I'd pick json (or any other format where escaping is no longer an issue) because for example busctl dumps stuff like

{
        "type" : "method_call",
        "endian" : "l",
        "flags" : 0,
        "version" : 1,
        "cookie" : 2,
        "timestamp-realtime" : 1652039190518701,
        "sender" : ":1.147",
        "destination" : "org.freedesktop.resolve1",
        "path" : "/org/freedesktop/resolve1",
        "interface" : "org.freedesktop.resolve1.Manager",
        "member" : "ResolveHostname",
        "payload" : {
                "type" : "isit",
                "data" : [
                        0,
                        "google.com",
                        0,
                        0
                ]
        }
}

and it can be put into "advanced" dictionaries: https://github.com/matusmarhefka/dfuzzer/issues/81. The idea is to monitor the system bus, pick "valid" messages and stuff them into those dictionaries (semi-automatically hopefully)

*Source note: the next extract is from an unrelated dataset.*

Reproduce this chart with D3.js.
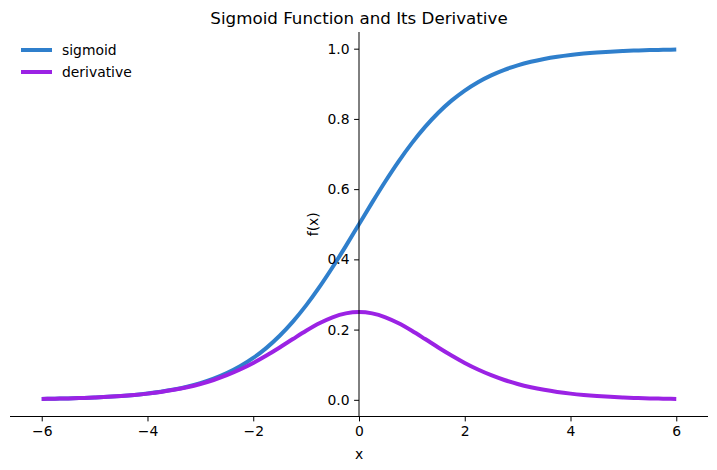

mrc0mmand commented 2 years ago

That sounds definitely better, and should be relatively easily doable via https://gnome.pages.gitlab.gnome.org/json-glib/ and maybe even with https://gnome.pages.gitlab.gnome.org/json-glib/json-gvariant.html.

mrc0mmand commented 2 years ago

Giving json_gvariant_serialize_data() a quick spin, it seems to work like a charm:

   -- Signature: (isaaai(y(b(n(q(iua{ov})v)o))x(dh))a{t(bov)})
   -- Value: (-2147483648, 'AAAAAAAAAAAAAAAAAAAAAAAAAAAAAAAAAAAAAAAAAAAAAAAAAA', [[@ai []]], (byte 0x00, (false, (int16 -32768, (uint16 0, (-2147483648, uint32 0, {objectpath '/': <'AAAAAAAAAAAAAAAAAAAAAAAAAAAAAAAAAAAAAAAAAAAAAAAAAA'>, '/': <'AAAAAAAAAAAAAAAAAAAAAAAAAAAAAAAAAAAAAAAAAAAAAAAAAA'>, '/': <'AAAAAAAAAAAAAAAAAAAAAAAAAAAAAAAAAAAAAAAAAAAAAAAAAA'>}), <'AAAAAAAAAAAAAAAAAAAAAAAAAAAAAAAAAAAAAAAAAAAAAAAAAA'>), objectpath '/')), int64 -9223372036854775808, (1.7976931348623157e+308, handle 0)), {uint64 0: (false, objectpath '/', <'AAAAAAAAAAAAAAAAAAAAAAAAAAAAAAAAAAAAAAAAAAAAAAAAAA'>), 0: (false, '/', <'AAAAAAAAAAAAAAAAAAAAAAAAAAAAAAAAAAAAAAAAAAAAAAAAAA'>), 0: (false, '/', <'AAAAAAAAAAAAAAAAAAAAAAAAAAAAAAAAAAAAAAAAAAAAAAAAAA'>), 0: (false, '/', <'AAAAAAAAAAAAAAAAAAAAAAAAAAAAAAAAAAAAAAAAAAAAAAAAAA'>)})
Serialized GVariant: [-2147483648,"AAAAAAAAAAAAAAAAAAAAAAAAAAAAAAAAAAAAAAAAAAAAAAAAAA",[[[]]],[0,[false,[-32768,[0,[-2147483648,0,{"/":"AAAAAAAAAAAAAAAAAAAAAAAAAAAAAAAAAAAAAAAAAAAAAAAAAA"}],"AAAAAAAAAAAAAAAAAAAAAAAAAAAAAAAAAAAAAAAAAAAAAAAAAA"],"/"]],-9223372036854775808,[1.7976931348623157e+308,0]],{"0":[false,"/","AAAAAAAAAAAAAAAAAAAAAAAAAAAAAAAAAAAAAAAAAAAAAAAAAA"]}]
$ echo '[-2147483648,"AAAAAAAAAAAAAAAAAAAAAAAAAAAAAAAAAAAAAAAAAAAAAAAAAA",[[[]]],[0,[false,[-32768,[0,[-2147483648,0,{"/":"AAAAAAAAAAAAAAAAAAAAAAAAAAAAAAAAAAAAAAAAAAAAAAAAAA"}],"AAAAAAAAAAAAAAAAAAAAAAAAAAAAAAAAAAAAAAAAAAAAAAAAAA"],"/"]],-9223372036854775808,[1.7976931348623157e+308,0]],{"0":[false,"/","AAAAAAAAAAAAAAAAAAAAAAAAAAAAAAAAAAAAAAAAAAAAAAAAAA"]}]' | jq .
[
  -2147483648,
  "AAAAAAAAAAAAAAAAAAAAAAAAAAAAAAAAAAAAAAAAAAAAAAAAAA",
  [
    [
      []
    ]
  ],
  [
    0,
    [
      false,
      [
        -32768,
        [
          0,
          [
            -2147483648,
            0,
            {
              "/": "AAAAAAAAAAAAAAAAAAAAAAAAAAAAAAAAAAAAAAAAAAAAAAAAAA"
            }
          ],
          "AAAAAAAAAAAAAAAAAAAAAAAAAAAAAAAAAAAAAAAAAAAAAAAAAA"
        ],
        "/"
      ]
    ],
    -9223372036854775808,
    [
      1.7976931348623157E+308,
      0
    ]
  ],
  {
    "0": [
      false,
      "/",
      "AAAAAAAAAAAAAAAAAAAAAAAAAAAAAAAAAAAAAAAAAAAAAAAAAA"
    ]
  }
]

That should, hopefully, be compatible with the format produced by busctl as well.

mrc0mmand commented 2 years ago

Also, would it make sense to log only unsuccessful cases? Something like libfuzzer/AFL does - i.e. log only crashes/timeouts, once such case per file, so they can be then used as 'reproducers' later. Or do we want to log everything into one file, marked by a type of fail (timeout, crash, ...)?